家にカマドがある時代なら、いえ、せめて焚き火ができる時代なら、
これは燃やして「灰」にしてあげたいところですが、それもかないません。
「ありがとうね」と手を合わせ、処分することにしました。
というわけで、これ一枚解いただけでぐったり疲れましたー。
おまけ画像です。
ご近所のサクラソウ、これはほんとにかわいくてきれいな花ですね。
びっしり咲いているお宅を見かけると、なかでコロンとしたくなります。
やっぱり質にもよるのでしょうが、年月の
劣化は避けられないものなんでしょうね。
よくとんぼ様が布力と言われますが、
こんなになっているのを見るのは初めて
です。本当にお疲れ様です。
サクラソウきれいですね。
種がこぼれて芽が出てきているのが、これと
よく似ているのですが、もうこんなに立派に
咲いているんですね。
大変な労力だったろうなと、おさっしします。
サクラソウ…かわいい姿とうらはらに、アレルギー反応リストに
入っていますね。皮膚をやられたことがあります。
香りもいまひとつなんですよね…可憐なのに。
姿は大好きです。
きれいな柄の布なのに、もったいない。
着物としてはどれくらい着られたんでしょうね?
裂き織りをするのに、祖母の古い着物をもらいうけ、解いて洗ったのですが、水の中で布が溶けてしまってびっくりしたことがありました。出来上がったのは、茶色の糸くずだらけの茶色い液体・・
その時、母に「だってばーちゃんのだもの。
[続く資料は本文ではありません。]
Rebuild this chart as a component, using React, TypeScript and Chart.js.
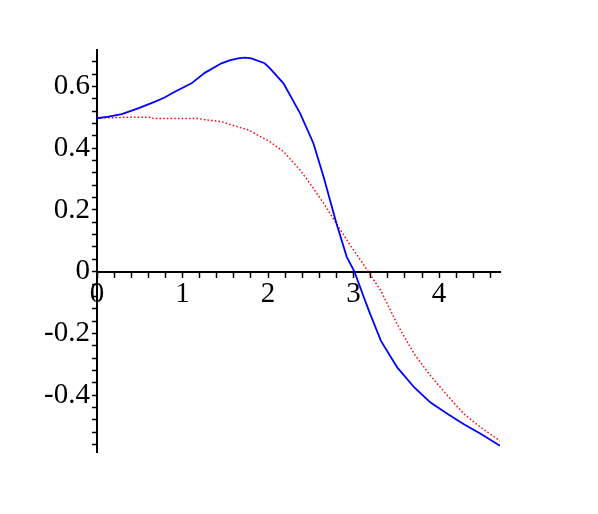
import React, { useEffect, useRef } from "react";
import { Chart, registerables } from "chart.js";

Chart.register(...registerables);

const blueX = [0, 0.135, 0.29, 0.48, 0.68, 0.79, 0.91, 1.105, 1.26, 1.455, 1.56, 1.65, 1.73, 1.805, 1.96, 2.02, 2.18, 2.375, 2.53, 2.65, 2.8, 2.92, 3.01, 3.12, 3.19, 3.32, 3.51, 3.71, 3.9, 4.1, 4.29, 4.49, 4.712];
const blueY = [0.497, 0.502, 0.51, 0.529, 0.551, 0.564, 0.583, 0.61, 0.644, 0.675, 0.685, 0.691, 0.693, 0.691, 0.675, 0.659, 0.61, 0.513, 0.416, 0.307, 0.156, 0.048, 0.0, -0.083, -0.134, -0.224, -0.31, -0.375, -0.424, -0.461, -0.494, -0.526, -0.564];

const redX = [0, 0.3, 0.64, 0.66, 1.18, 1.3, 1.455, 1.61, 1.77, 2.02, 2.18, 2.375, 2.53, 2.65, 2.8, 2.96, 3.115, 3.19, 3.32, 3.51, 3.71, 3.9, 4.1, 4.29, 4.49, 4.712];
const redY = [0.497, 0.5, 0.5, 0.496, 0.496, 0.491, 0.486, 0.472, 0.459, 0.421, 0.389, 0.329, 0.27, 0.221, 0.156, 0.086, 0.024, -0.008, -0.062, -0.17, -0.267, -0.337, -0.402, -0.461, -0.505, -0.548];

const xTickLabels = [0, 1, 2, 3, 4];
const yTickLabels = [-0.4, -0.2, 0, 0.2, 0.4, 0.6];

const labelFor = (list: number[], v: number) => {
  const m = list.find((t) => Math.abs(t - v) < 1e-6);
  return m === undefined ? "" : String(m);
};

export default function App() {
  const ref = useRef<HTMLCanvasElement>(null);
  useEffect(() => {
    const font = { family: "'Liberation Serif', 'Times New Roman', serif", size: 29 };
    const chart = new Chart(ref.current!, {
      type: "line",
      data: {
        datasets: [
          {
            data: blueX.map((x, i) => ({ x, y: blueY[i] })),
            borderColor: "#0000ff",
            borderWidth: 1.8,
            pointRadius: 0,
            tension: 0,
            fill: false,
          },
          {
            data: redX.map((x, i) => ({ x, y: redY[i] })),
            borderColor: "#ff0000",
            borderWidth: 1.5,
            borderDash: [1.5, 2.2],
            pointRadius: 0,
            tension: 0,
            fill: false,
          },
        ],
      },
      options: {
        animation: false,
        responsive: false,
        layout: { padding: { left: 0, right: 98, top: 50, bottom: 62 } },
        plugins: { legend: { display: false }, tooltip: { enabled: false } },
        scales: {
          x: {
            type: "linear",
            position: { y: 0 } as any,
            min: 0,
            max: 4.712,
            grid: { drawOnChartArea: false, drawTicks: true, tickLength: 5, tickColor: "#000", tickWidth: 1.5 },
            border: { color: "#000", width: 2 },
            ticks: {
              stepSize: 0.2,
              autoSkip: false,
              maxRotation: 0,
              minRotation: 0,
              includeBounds: false,
              color: "#000",
              font,
              padding: 0,
              callback: (v: any) => labelFor(xTickLabels, Number(v)),
            },
          },
          y: {
            type: "linear",
            position: "left",
            min: -0.584,
            max: 0.718,
            afterFit: (scale: any) => {
              scale.width = 97;
              scale.paddingTop = 0;
              scale.paddingBottom = 0;
            },
            grid: { drawOnChartArea: false, drawTicks: true, tickLength: 5, tickColor: "#000", tickWidth: 1.5 },
            border: { color: "#000", width: 2 },
            ticks: {
              stepSize: 0.04,
              autoSkip: false,
              includeBounds: false,
              color: "#000",
              font,
              padding: 2,
              callback: (v: any) => labelFor(yTickLabels, Number(v)),
            },
          },
        },
      },
    });
    return () => chart.destroy();
  }, []);
  return (
    <div style={{ position: "fixed", left: 0, top: 0, width: 598, height: 514, background: "#fff" }}>
      <canvas ref={ref} width={598} height={514} style={{ display: "block" }} />
    </div>
  );
}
スフだったんじゃない?」といわれたのですが、なるほど、「スフ」っていうものの正体がやっと理解できました。
そういえば、解いている最中の糸くず量は尋常でなかった・・。
和紙漉きのようにできたかしら??(笑)
いやもうびっくりです。
あんまりですよねぇ。ただのゴミの山に
なってしまいました。
サクラソウ、ご近所にたくさんあるので、
あちこちで楽しませていただいてます。
銘仙ですから、ハリがあるので
よけいに紙みたいです。
まぁ疲れましたわ。
サクラソウはアレルギーもあるんですね。
しりませんでした。
花粉ってのは、アレルギー多いですね。
これは色の濃い薄いがあって、
かわいくてきれいな花ですね。
柄がよくて入手したんですけどね。
もう涙のお別れです。
これは元々がいいものではなかったのだと思います。
衿に薄い汚れがあるのですが、
ほかを見ると、着込まれた様子はありません。
たぶん品質が悪いのが最初からわかっていたので、
あまり着なかったのだと思います。
衿の汚れがなくて、仕付け糸ついてたら、
新品で通る感じでした。
質がよくなかったから「劣化」も激しかったのだと
思います。
モノがなかったんですね。
いえいえ、何しろ経糸が、際限なく粉のように
どんどん千切れていきますから、
はたきにもなりません。
横糸しか残りませんので、はたきではなく
束ねたら「筆」ですねぇ。
はじめまして、ようこそおいでくださいました。
「茶色の糸くずだらけの茶色い液体」、
そりゃスゴイ!ですねぇ。
いや私も、これを解いているとき、
パラパラといくらでも落ちる糸の「粉」に、
溶かして梳いたら…って思いましたよ。
スフはほんとによく破れたらしいです。
戦争なんて、ロクなもんじゃありませんね。